## Start GIVEN DATA

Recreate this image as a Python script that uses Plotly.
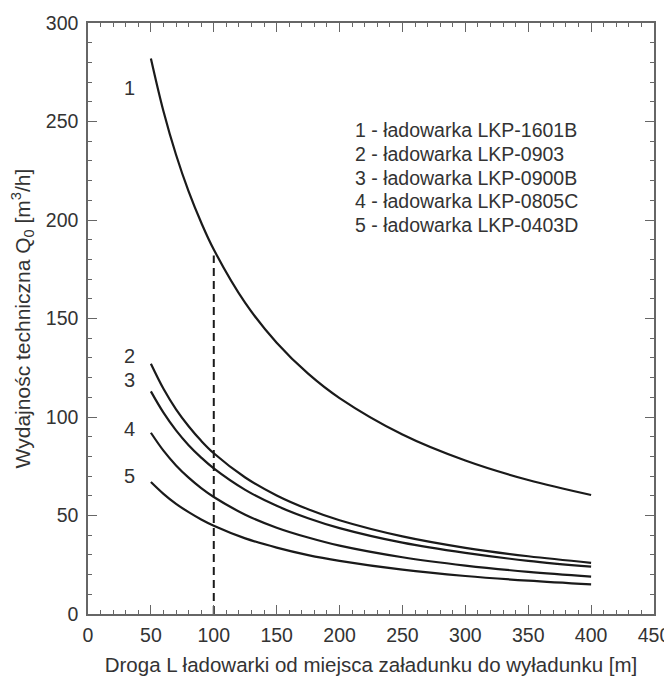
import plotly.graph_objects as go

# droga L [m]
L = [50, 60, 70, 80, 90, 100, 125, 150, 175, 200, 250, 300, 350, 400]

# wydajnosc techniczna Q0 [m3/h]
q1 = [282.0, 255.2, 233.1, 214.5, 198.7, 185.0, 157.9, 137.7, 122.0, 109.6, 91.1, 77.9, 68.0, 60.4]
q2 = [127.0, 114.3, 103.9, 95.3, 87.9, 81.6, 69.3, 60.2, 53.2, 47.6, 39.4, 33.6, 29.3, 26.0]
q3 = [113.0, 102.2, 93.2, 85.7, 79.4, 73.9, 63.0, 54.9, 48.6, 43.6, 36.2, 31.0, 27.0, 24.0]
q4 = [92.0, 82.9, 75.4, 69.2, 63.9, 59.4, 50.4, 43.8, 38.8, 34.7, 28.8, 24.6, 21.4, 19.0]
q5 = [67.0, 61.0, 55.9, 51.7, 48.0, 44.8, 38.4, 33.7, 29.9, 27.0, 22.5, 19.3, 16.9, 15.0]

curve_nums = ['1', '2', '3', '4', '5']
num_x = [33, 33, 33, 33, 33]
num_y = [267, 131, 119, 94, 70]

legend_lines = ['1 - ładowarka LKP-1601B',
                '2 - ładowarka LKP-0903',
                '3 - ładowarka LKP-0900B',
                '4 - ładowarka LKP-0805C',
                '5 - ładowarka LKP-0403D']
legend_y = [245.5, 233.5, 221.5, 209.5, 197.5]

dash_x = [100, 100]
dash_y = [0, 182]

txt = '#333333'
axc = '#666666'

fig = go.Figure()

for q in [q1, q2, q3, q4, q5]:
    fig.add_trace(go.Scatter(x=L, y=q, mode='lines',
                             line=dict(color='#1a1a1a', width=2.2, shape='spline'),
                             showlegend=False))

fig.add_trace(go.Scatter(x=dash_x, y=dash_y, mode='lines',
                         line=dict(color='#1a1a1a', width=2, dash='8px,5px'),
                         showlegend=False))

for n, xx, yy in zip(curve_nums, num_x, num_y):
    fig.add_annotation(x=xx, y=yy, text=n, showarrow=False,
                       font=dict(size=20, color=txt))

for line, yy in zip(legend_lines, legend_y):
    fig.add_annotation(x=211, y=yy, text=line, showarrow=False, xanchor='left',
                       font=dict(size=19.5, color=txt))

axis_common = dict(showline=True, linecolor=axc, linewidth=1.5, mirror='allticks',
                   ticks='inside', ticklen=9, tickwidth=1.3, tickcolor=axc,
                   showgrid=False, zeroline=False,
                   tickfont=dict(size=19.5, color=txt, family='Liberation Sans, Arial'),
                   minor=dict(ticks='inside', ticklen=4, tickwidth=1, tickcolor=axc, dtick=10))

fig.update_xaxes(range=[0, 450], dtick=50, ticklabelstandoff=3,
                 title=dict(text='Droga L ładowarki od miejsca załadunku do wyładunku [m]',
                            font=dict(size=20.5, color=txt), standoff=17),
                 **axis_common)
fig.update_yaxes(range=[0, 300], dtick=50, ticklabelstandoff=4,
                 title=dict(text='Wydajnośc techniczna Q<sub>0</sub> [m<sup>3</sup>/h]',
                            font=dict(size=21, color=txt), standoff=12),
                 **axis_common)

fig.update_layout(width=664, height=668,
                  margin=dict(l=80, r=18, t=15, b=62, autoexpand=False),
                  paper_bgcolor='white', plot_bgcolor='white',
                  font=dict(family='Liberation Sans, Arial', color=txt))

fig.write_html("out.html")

## End GIVEN DATA

§ TASK DESCRIPTION
Repeat only what lies between the start of the data and the end of the line containing "tickwidth=1, tickcolor=axc, dtick=10))", exactly, with pictures left out.

§ TASK RESULT
Recreate this image as a Python script that uses Plotly.
import plotly.graph_objects as go

# droga L [m]
L = [50, 60, 70, 80, 90, 100, 125, 150, 175, 200, 250, 300, 350, 400]

# wydajnosc techniczna Q0 [m3/h]
q1 = [282.0, 255.2, 233.1, 214.5, 198.7, 185.0, 157.9, 137.7, 122.0, 109.6, 91.1, 77.9, 68.0, 60.4]
q2 = [127.0, 114.3, 103.9, 95.3, 87.9, 81.6, 69.3, 60.2, 53.2, 47.6, 39.4, 33.6, 29.3, 26.0]
q3 = [113.0, 102.2, 93.2, 85.7, 79.4, 73.9, 63.0, 54.9, 48.6, 43.6, 36.2, 31.0, 27.0, 24.0]
q4 = [92.0, 82.9, 75.4, 69.2, 63.9, 59.4, 50.4, 43.8, 38.8, 34.7, 28.8, 24.6, 21.4, 19.0]
q5 = [67.0, 61.0, 55.9, 51.7, 48.0, 44.8, 38.4, 33.7, 29.9, 27.0, 22.5, 19.3, 16.9, 15.0]

curve_nums = ['1', '2', '3', '4', '5']
num_x = [33, 33, 33, 33, 33]
num_y = [267, 131, 119, 94, 70]

legend_lines = ['1 - ładowarka LKP-1601B',
                '2 - ładowarka LKP-0903',
                '3 - ładowarka LKP-0900B',
                '4 - ładowarka LKP-0805C',
                '5 - ładowarka LKP-0403D']
legend_y = [245.5, 233.5, 221.5, 209.5, 197.5]

dash_x = [100, 100]
dash_y = [0, 182]

txt = '#333333'
axc = '#666666'

fig = go.Figure()

for q in [q1, q2, q3, q4, q5]:
    fig.add_trace(go.Scatter(x=L, y=q, mode='lines',
                             line=dict(color='#1a1a1a', width=2.2, shape='spline'),
                             showlegend=False))

fig.add_trace(go.Scatter(x=dash_x, y=dash_y, mode='lines',
                         line=dict(color='#1a1a1a', width=2, dash='8px,5px'),
                         showlegend=False))

for n, xx, yy in zip(curve_nums, num_x, num_y):
    fig.add_annotation(x=xx, y=yy, text=n, showarrow=False,
                       font=dict(size=20, color=txt))

for line, yy in zip(legend_lines, legend_y):
    fig.add_annotation(x=211, y=yy, text=line, showarrow=False, xanchor='left',
                       font=dict(size=19.5, color=txt))

axis_common = dict(showline=True, linecolor=axc, linewidth=1.5, mirror='allticks',
                   ticks='inside', ticklen=9, tickwidth=1.3, tickcolor=axc,
                   showgrid=False, zeroline=False,
                   tickfont=dict(size=19.5, color=txt, family='Liberation Sans, Arial'),
                   minor=dict(ticks='inside', ticklen=4, tickwidth=1, tickcolor=axc, dtick=10))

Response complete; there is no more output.